## Aim of the exercise
Transcribe the records below in full; pictures stay out of the copy.

## Record extracts
:::::

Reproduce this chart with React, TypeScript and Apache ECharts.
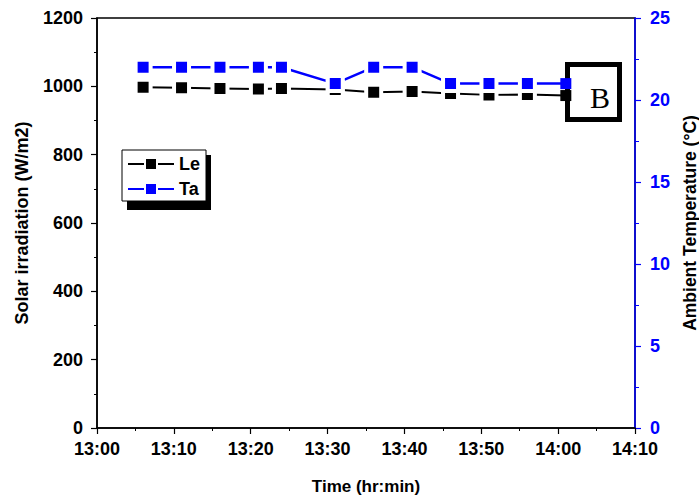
import React, { useEffect, useRef } from "react";
import * as echarts from "echarts";

const times = ["13:06", "13:11", "13:16", "13:21", "13:24", "13:31", "13:36", "13:41", "13:46", "13:51", "13:56", "14:01"];
const leValues = [997, 996, 994, 992, 994, 991, 983, 985, 979, 975, 976, 973];
const taValues = [22, 22, 22, 22, 22, 21, 22, 22, 21, 21, 21, 21];
const seriesNames = ["Le", "Ta"];
const xStart = "13:00";
const xEnd = "14:10";

const toMin = (t: string) => {
  const [h, m] = t.split(":").map(Number);
  return h * 60 + m;
};
const fmt = (v: number) => {
  const h = Math.floor(v / 60);
  const m = Math.round(v - h * 60);
  return `${h}:${m < 10 ? "0" + m : m}`;
};

const FONT = "Arial, 'Liberation Sans', sans-serif";

export default function App() {
  const ref = useRef<HTMLDivElement>(null);
  useEffect(() => {
    if (!ref.current) return;
    const chart = echarts.init(ref.current, undefined, { renderer: "svg" });
    const base = toMin(xStart);
    const lblStyle = { fontFamily: FONT, fontWeight: "bold" as const, fontSize: 18, color: "#000" };
    const build = (vals: number[]) =>
      times.map((t, i) => {
        const value = [toMin(t) - base, vals[i]];
        // last marker sits on the "B" box border: draw without white halo
        return i === times.length - 1
          ? { value, symbolSize: 11, itemStyle: { borderWidth: 0 } }
          : value;
      });
    chart.setOption({
      animation: false,
      backgroundColor: "#fff",
      grid: {
        left: 97,
        right: 64,
        top: 18,
        bottom: 72,
        containLabel: false,
        outerBoundsMode: "none",
        show: true,
        borderColor: "#000",
        borderWidth: 1.5,
        backgroundColor: "transparent",
      },
      xAxis: {
        type: "value",
        min: 0,
        max: toMin(xEnd) - base,
        interval: 10,
        name: "Time (hr:min)",
        nameLocation: "middle",
        nameGap: 50,
        nameTextStyle: { ...lblStyle, fontSize: 17 },
        axisLine: { show: true, lineStyle: { color: "#000", width: 1.5 } },
        axisTick: { show: true, length: 6, lineStyle: { color: "#000", width: 1.2 } },
        minorTick: { show: true, splitNumber: 2, length: 3, lineStyle: { color: "#000", width: 1 } },
        splitLine: { show: false },
        axisLabel: { ...lblStyle, margin: 12, formatter: (v: number) => fmt(base + v) },
      },
      yAxis: [
        {
          type: "value",
          min: 0,
          max: 1200,
          interval: 200,
          name: "Solar irradiation (W/m2)",
          nameLocation: "middle",
          nameGap: 66,
          nameTextStyle: { ...lblStyle, fontSize: 18 },
          axisLine: { show: true, lineStyle: { color: "#000", width: 1.5 } },
          axisTick: { show: true, length: 6, lineStyle: { color: "#000", width: 1.2 } },
          minorTick: { show: true, splitNumber: 2, length: 3, lineStyle: { color: "#000", width: 1 } },
          splitLine: { show: false },
          axisLabel: { ...lblStyle, margin: 14, formatter: (v: number) => String(v) },
        },
        {
          type: "value",
          min: 0,
          max: 25,
          interval: 5,
          position: "right",
          name: "Ambient Temperature (°C)",
          nameLocation: "middle",
          nameGap: 46,
          nameTextStyle: { ...lblStyle, fontSize: 17.5, color: "#000" },
          axisLine: { show: true, lineStyle: { color: "#0000ff", width: 1.5 } },
          axisTick: { show: true, length: 6, lineStyle: { color: "#0000ff", width: 1.2 } },
          minorTick: { show: true, splitNumber: 2, length: 4, lineStyle: { color: "#0000ff", width: 1 } },
          splitLine: { show: false },
          axisLabel: { ...lblStyle, color: "#0000ff", margin: 15, formatter: (v: number) => String(v) },
        },
      ],
      legend: {
        data: seriesNames,
        orient: "vertical",
        left: 122,
        top: 150,
        padding: [5, 6, 3, 5],
        itemWidth: 46,
        itemHeight: 15,
        itemGap: 7,
        backgroundColor: "#fff",
        borderColor: "#000",
        borderWidth: 1,
        z: 5,
        textStyle: { ...lblStyle, fontSize: 18, color: "#000" },
      },
      graphic: [
        { type: "rect", z: 4, shape: { x: 127, y: 155, width: 84, height: 55 }, style: { fill: "#000" } },
        {
          type: "rect",
          z: 1,
          shape: { x: 567.5, y: 64.5, width: 52, height: 55 },
          style: { fill: "#fff", stroke: "#000", lineWidth: 5 },
        },
        {
          type: "text",
          z: 1,
          x: 600,
          y: 97,
          style: {
            text: "B",
            fontFamily: "'Times New Roman', 'Liberation Serif', serif",
            fontSize: 30,
            fill: "#000",
            align: "center",
            verticalAlign: "middle",
          },
        },
      ],
      series: [
        {
          name: seriesNames[0],
          type: "line",
          yAxisIndex: 0,
          data: build(leValues),
          symbol: "rect",
          symbolSize: 15,
          itemStyle: { color: "#000", borderColor: "#fff", borderWidth: 4 },
          lineStyle: { color: "#000", width: 2 },
        },
        {
          name: seriesNames[1],
          type: "line",
          yAxisIndex: 1,
          data: build(taValues),
          symbol: "rect",
          symbolSize: 15,
          itemStyle: { color: "#0000ff", borderColor: "#fff", borderWidth: 4 },
          lineStyle: { color: "#0000ff", width: 2.5 },
        },
      ],
    });
    return () => chart.dispose();
  }, []);
  return (
    <div
      ref={ref}
      style={{ position: "absolute", left: 0, top: 0, width: 699, height: 500 }}
    />
  );
}
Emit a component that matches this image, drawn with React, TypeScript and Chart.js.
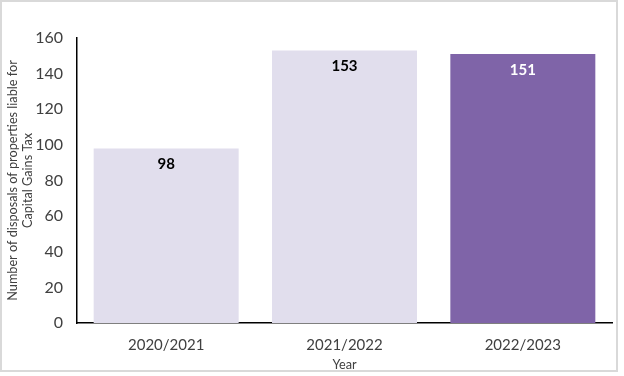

:::::

## Solution to the exercise
Reproduce this chart with React, TypeScript and Apache ECharts.
import React, { useEffect, useRef } from "react";
import * as echarts from "echarts";

const times = ["13:06", "13:11", "13:16", "13:21", "13:24", "13:31", "13:36", "13:41", "13:46", "13:51", "13:56", "14:01"];
const leValues = [997, 996, 994, 992, 994, 991, 983, 985, 979, 975, 976, 973];
const taValues = [22, 22, 22, 22, 22, 21, 22, 22, 21, 21, 21, 21];
const seriesNames = ["Le", "Ta"];
const xStart = "13:00";
const xEnd = "14:10";

const toMin = (t: string) => {
  const [h, m] = t.split(":").map(Number);
  return h * 60 + m;
};
const fmt = (v: number) => {
  const h = Math.floor(v / 60);
  const m = Math.round(v - h * 60);
  return `${h}:${m < 10 ? "0" + m : m}`;
};

const FONT = "Arial, 'Liberation Sans', sans-serif";

export default function App() {
  const ref = useRef<HTMLDivElement>(null);
  useEffect(() => {
    if (!ref.current) return;
    const chart = echarts.init(ref.current, undefined, { renderer: "svg" });
    const base = toMin(xStart);
    const lblStyle = { fontFamily: FONT, fontWeight: "bold" as const, fontSize: 18, color: "#000" };
    const build = (vals: number[]) =>
      times.map((t, i) => {
        const value = [toMin(t) - base, vals[i]];
        // last marker sits on the "B" box border: draw without white halo
        return i === times.length - 1
          ? { value, symbolSize: 11, itemStyle: { borderWidth: 0 } }
          : value;
      });
    chart.setOption({
      animation: false,
      backgroundColor: "#fff",
      grid: {
        left: 97,
        right: 64,
        top: 18,
        bottom: 72,
        containLabel: false,
        outerBoundsMode: "none",
        show: true,
        borderColor: "#000",
        borderWidth: 1.5,
        backgroundColor: "transparent",
      },
      xAxis: {
        type: "value",
        min: 0,
        max: toMin(xEnd) - base,
        interval: 10,
        name: "Time (hr:min)",
        nameLocation: "middle",
        nameGap: 50,
        nameTextStyle: { ...lblStyle, fontSize: 17 },
        axisLine: { show: true, lineStyle: { color: "#000", width: 1.5 } },
        axisTick: { show: true, length: 6, lineStyle: { color: "#000", width: 1.2 } },
        minorTick: { show: true, splitNumber: 2, length: 3, lineStyle: { color: "#000", width: 1 } },
        splitLine: { show: false },
        axisLabel: { ...lblStyle, margin: 12, formatter: (v: number) => fmt(base + v) },
      },
      yAxis: [
        {
          type: "value",
          min: 0,
          max: 1200,
          interval: 200,
          name: "Solar irradiation (W/m2)",
          nameLocation: "middle",
          nameGap: 66,
          nameTextStyle: { ...lblStyle, fontSize: 18 },
          axisLine: { show: true, lineStyle: { color: "#000", width: 1.5 } },
          axisTick: { show: true, length: 6, lineStyle: { color: "#000", width: 1.2 } },
          minorTick: { show: true, splitNumber: 2, length: 3, lineStyle: { color: "#000", width: 1 } },
          splitLine: { show: false },
          axisLabel: { ...lblStyle, margin: 14, formatter: (v: number) => String(v) },
        },
        {
          type: "value",
          min: 0,
          max: 25,
          interval: 5,
          position: "right",
          name: "Ambient Temperature (°C)",
          nameLocation: "middle",
          nameGap: 46,
          nameTextStyle: { ...lblStyle, fontSize: 17.5, color: "#000" },
          axisLine: { show: true, lineStyle: { color: "#0000ff", width: 1.5 } },
          axisTick: { show: true, length: 6, lineStyle: { color: "#0000ff", width: 1.2 } },
          minorTick: { show: true, splitNumber: 2, length: 4, lineStyle: { color: "#0000ff", width: 1 } },
          splitLine: { show: false },
          axisLabel: { ...lblStyle, color: "#0000ff", margin: 15, formatter: (v: number) => String(v) },
        },
      ],
      legend: {
        data: seriesNames,
        orient: "vertical",
        left: 122,
        top: 150,
        padding: [5, 6, 3, 5],
        itemWidth: 46,
        itemHeight: 15,
        itemGap: 7,
        backgroundColor: "#fff",
        borderColor: "#000",
        borderWidth: 1,
        z: 5,
        textStyle: { ...lblStyle, fontSize: 18, color: "#000" },
      },
      graphic: [
        { type: "rect", z: 4, shape: { x: 127, y: 155, width: 84, height: 55 }, style: { fill: "#000" } },
        {
          type: "rect",
          z: 1,
          shape: { x: 567.5, y: 64.5, width: 52, height: 55 },
          style: { fill: "#fff", stroke: "#000", lineWidth: 5 },
        },
        {
          type: "text",
          z: 1,
          x: 600,
          y: 97,
          style: {
            text: "B",
            fontFamily: "'Times New Roman', 'Liberation Serif', serif",
            fontSize: 30,
            fill: "#000",
            align: "center",
            verticalAlign: "middle",
          },
        },
      ],
      series: [
        {
          name: seriesNames[0],
          type: "line",
          yAxisIndex: 0,
          data: build(leValues),
          symbol: "rect",
          symbolSize: 15,
          itemStyle: { color: "#000", borderColor: "#fff", borderWidth: 4 },
          lineStyle: { color: "#000", width: 2 },
        },
        {
          name: seriesNames[1],
          type: "line",
          yAxisIndex: 1,
          data: build(taValues),
          symbol: "rect",
          symbolSize: 15,
          itemStyle: { color: "#0000ff", borderColor: "#fff", borderWidth: 4 },
          lineStyle: { color: "#0000ff", width: 2.5 },
        },
      ],
    });
    return () => chart.dispose();
  }, []);
  return (
    <div
      ref={ref}
      style={{ position: "absolute", left: 0, top: 0, width: 699, height: 500 }}
    />
  );
}
Emit a component that matches this image, drawn with React, TypeScript and Chart.js.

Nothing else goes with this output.